● What you should do: Search the material and gather each line with "this" in it.

● Data for the task:
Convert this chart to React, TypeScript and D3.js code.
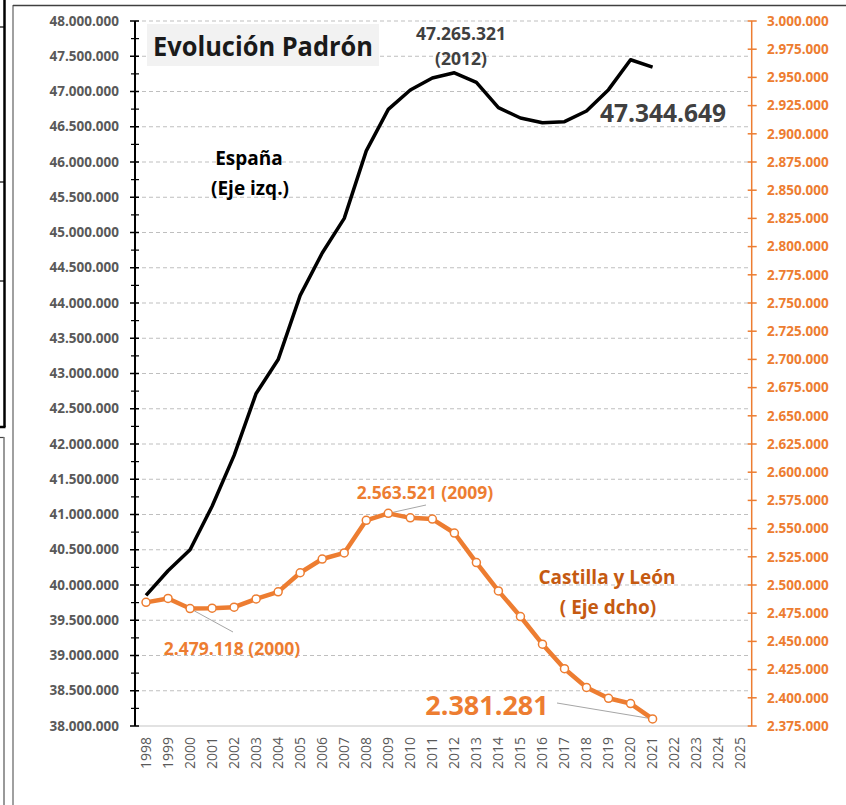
---
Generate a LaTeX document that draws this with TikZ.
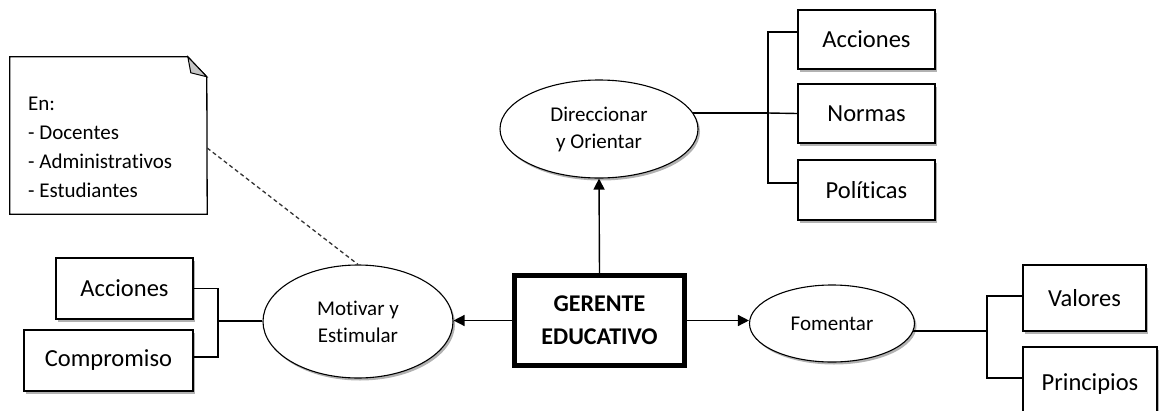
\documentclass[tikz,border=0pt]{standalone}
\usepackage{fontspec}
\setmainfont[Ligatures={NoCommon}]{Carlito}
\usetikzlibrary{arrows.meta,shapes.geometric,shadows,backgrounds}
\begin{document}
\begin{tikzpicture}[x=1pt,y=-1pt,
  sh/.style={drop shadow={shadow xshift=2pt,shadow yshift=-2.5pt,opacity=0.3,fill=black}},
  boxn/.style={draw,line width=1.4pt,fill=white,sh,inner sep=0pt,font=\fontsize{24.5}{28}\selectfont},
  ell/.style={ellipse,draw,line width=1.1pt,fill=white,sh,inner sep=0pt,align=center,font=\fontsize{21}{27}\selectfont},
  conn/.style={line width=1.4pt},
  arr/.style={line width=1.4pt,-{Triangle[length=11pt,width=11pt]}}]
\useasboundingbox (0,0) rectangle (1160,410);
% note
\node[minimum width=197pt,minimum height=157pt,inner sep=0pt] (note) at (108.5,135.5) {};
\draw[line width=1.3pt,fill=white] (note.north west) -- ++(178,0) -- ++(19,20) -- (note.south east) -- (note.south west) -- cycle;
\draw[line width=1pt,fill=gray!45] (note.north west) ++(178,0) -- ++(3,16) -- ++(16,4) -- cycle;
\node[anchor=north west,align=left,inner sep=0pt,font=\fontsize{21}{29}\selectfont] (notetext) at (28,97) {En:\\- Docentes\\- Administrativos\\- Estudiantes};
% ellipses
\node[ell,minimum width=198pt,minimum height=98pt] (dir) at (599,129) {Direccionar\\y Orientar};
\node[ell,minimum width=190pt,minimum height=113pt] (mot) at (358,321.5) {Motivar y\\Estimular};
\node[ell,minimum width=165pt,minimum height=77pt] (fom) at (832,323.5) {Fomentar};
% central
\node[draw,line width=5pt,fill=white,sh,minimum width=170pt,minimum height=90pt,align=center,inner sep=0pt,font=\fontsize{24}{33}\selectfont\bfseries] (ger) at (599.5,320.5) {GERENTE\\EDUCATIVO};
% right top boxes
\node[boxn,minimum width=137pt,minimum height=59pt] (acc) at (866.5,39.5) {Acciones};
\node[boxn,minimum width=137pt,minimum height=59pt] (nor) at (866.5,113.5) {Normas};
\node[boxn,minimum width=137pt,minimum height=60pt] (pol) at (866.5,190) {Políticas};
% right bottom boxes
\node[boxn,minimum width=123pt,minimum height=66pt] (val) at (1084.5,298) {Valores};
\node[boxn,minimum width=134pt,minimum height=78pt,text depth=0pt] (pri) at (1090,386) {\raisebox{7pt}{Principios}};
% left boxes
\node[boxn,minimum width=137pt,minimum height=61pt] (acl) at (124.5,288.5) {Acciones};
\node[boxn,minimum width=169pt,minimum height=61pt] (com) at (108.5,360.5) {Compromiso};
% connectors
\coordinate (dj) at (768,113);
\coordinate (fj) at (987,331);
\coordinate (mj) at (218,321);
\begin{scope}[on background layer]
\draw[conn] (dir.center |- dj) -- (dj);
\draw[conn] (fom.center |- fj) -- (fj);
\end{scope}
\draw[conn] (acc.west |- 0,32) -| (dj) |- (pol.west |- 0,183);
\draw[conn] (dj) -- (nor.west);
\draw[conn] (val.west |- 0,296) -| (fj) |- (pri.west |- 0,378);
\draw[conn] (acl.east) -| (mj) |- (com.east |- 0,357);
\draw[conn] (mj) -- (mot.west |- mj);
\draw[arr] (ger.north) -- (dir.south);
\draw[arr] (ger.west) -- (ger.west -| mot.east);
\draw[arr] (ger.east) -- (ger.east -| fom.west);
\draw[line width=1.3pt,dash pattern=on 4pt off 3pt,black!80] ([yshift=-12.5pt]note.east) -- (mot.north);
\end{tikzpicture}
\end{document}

● Exercise result:
Convert this chart to React, TypeScript and D3.js code.
Generate a LaTeX document that draws this with TikZ.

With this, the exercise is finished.